Wenn der Sozialdemokrat plötzlich AfD wählt

20.4.2016, 05:57 Uhr
Seit Dezember vergangenen Jahres ist Katarina Barley Generalsekretärin der SPD.

© Eduard Weigert Seit Dezember vergangenen Jahres ist Katarina Barley Generalsekretärin der SPD.

Frau Barley, viele Menschen haben den Eindruck, dass sich die SPD nicht mehr um die Anliegen der kleinen Leute kümmert. Ein nicht geringer Teil dieser Menschen wählt nun die AfD. Erschreckt Sie das nicht?

Katarina Barley: Mich erschreckt das Wahlergebnis der AfD. Es stimmt, auch aus der SPD gibt es eine Wählerwanderung dorthin, wobei sich die Wählerschaft der AfD mehrheitlich aus anderen Gruppen rekrutiert. Ich sehe aber auch das, was wir in den letzten Jahren gemacht haben. Und wenn man sich das objektiv ankuckt, dann sind so viele ur-sozialdemokratische Projekte für die Normalbevölkerung durchgesetzt worden wie schon lange nicht mehr – Mindestlohn, abschlagsfreie Rente nach 45 Jahren, Mietpreisbremse.

Gleichzeitig machen Sie in vielen Fällen keine sozialdemokratische Politik – in der Vergangenheit Hartz IV und Senkung des Rentenniveaus, in der Gegenwart setzt sich der SPD-Vorsitzende für TTIP ein.

Barley: Der erste Teil der Frage betrifft Dinge, die stammen aus einer anderen Zeit. Ich bin seit zweieinhalb Jahren im Bundestag und erlebe eine SPD, die eine Politik macht für die, die Sie kleine Leute genannt haben. Natürlich kann man immer wieder und wieder darüber reden, was vor zehn Jahren war. Man muss aber das beurteilen, was jetzt auf dem Tisch liegt.

Auf dem Tisch liegt ja unter anderem das Freihandelsabkommen TTIP. Wissen Sie nicht, wie das ankommt bei Arbeitern und Angestellten?

Barley: Die Frage ist, ob diese Diskussion wirklich von den Arbeitern und Angestellten geführt wird. Klar ist: Deutschland ist eine Exportnation. Und Regeln für Handel zu formulieren, ist ja nicht verkehrt. Die SPD hat klar gesagt, was in TTIP und Ceta (Handelsabkommen mit Kanada, d. Red.) stehen muss und was nicht drin stehen darf. Nur wenn unsere Bedingungen erfüllt sind, werden wir zustimmen.

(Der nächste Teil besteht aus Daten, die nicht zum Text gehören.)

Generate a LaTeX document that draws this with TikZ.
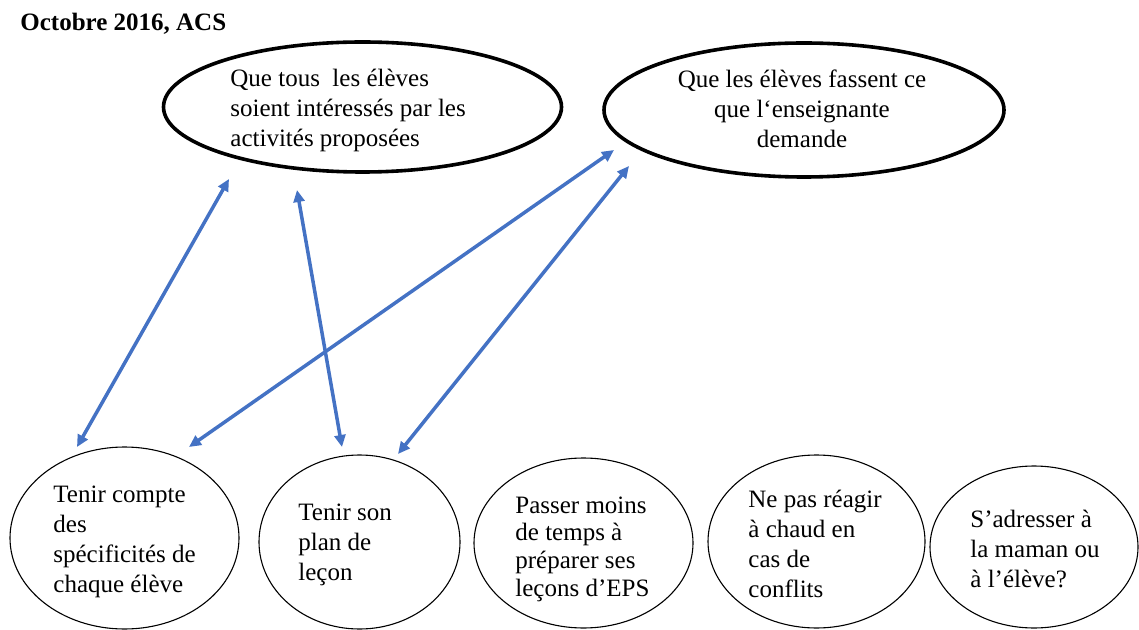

Umfragen sehen Ihre Partei bei 20 Prozent. Ist die SPD noch eine Volkspartei?

Barley: Die SPD ist eine Volkspartei. Wir decken die gesamte Bandbreite der Bevölkerung ab – vom Stahlarbeiter bis zum Manager, von der Hausfrau bis zum Hartz-IV-Bezieher.

Dann können Sie ja auch mit 15 Prozent in Umfragen noch darauf hinweisen, dass die SPD Volkspartei ist, weil in diesen 15 Prozent das ganze Wählerspektrum zu finden ist. Aber Sie müssen doch allmählich mit einem Konzept gegen den Abwärtstrend antreten.

Barley: Umfragedebatten entwickeln schnell eine Eigendynamik. Da müssen wir rauskommen. Wir konzentrieren uns manchmal zu stark auf einzelne Maßnahmen, mit denen wir das Leben der Menschen verbessern. Damit das bei den Leuten ankommt, müssen wir aber auch die Geschichte, die hinter unser Politik steht, erzählen.

Also hat die SPD ein Kommunikationsproblem?

Barley: Wir können darin besser werden. Dort sehe ich auch meine Aufgabe.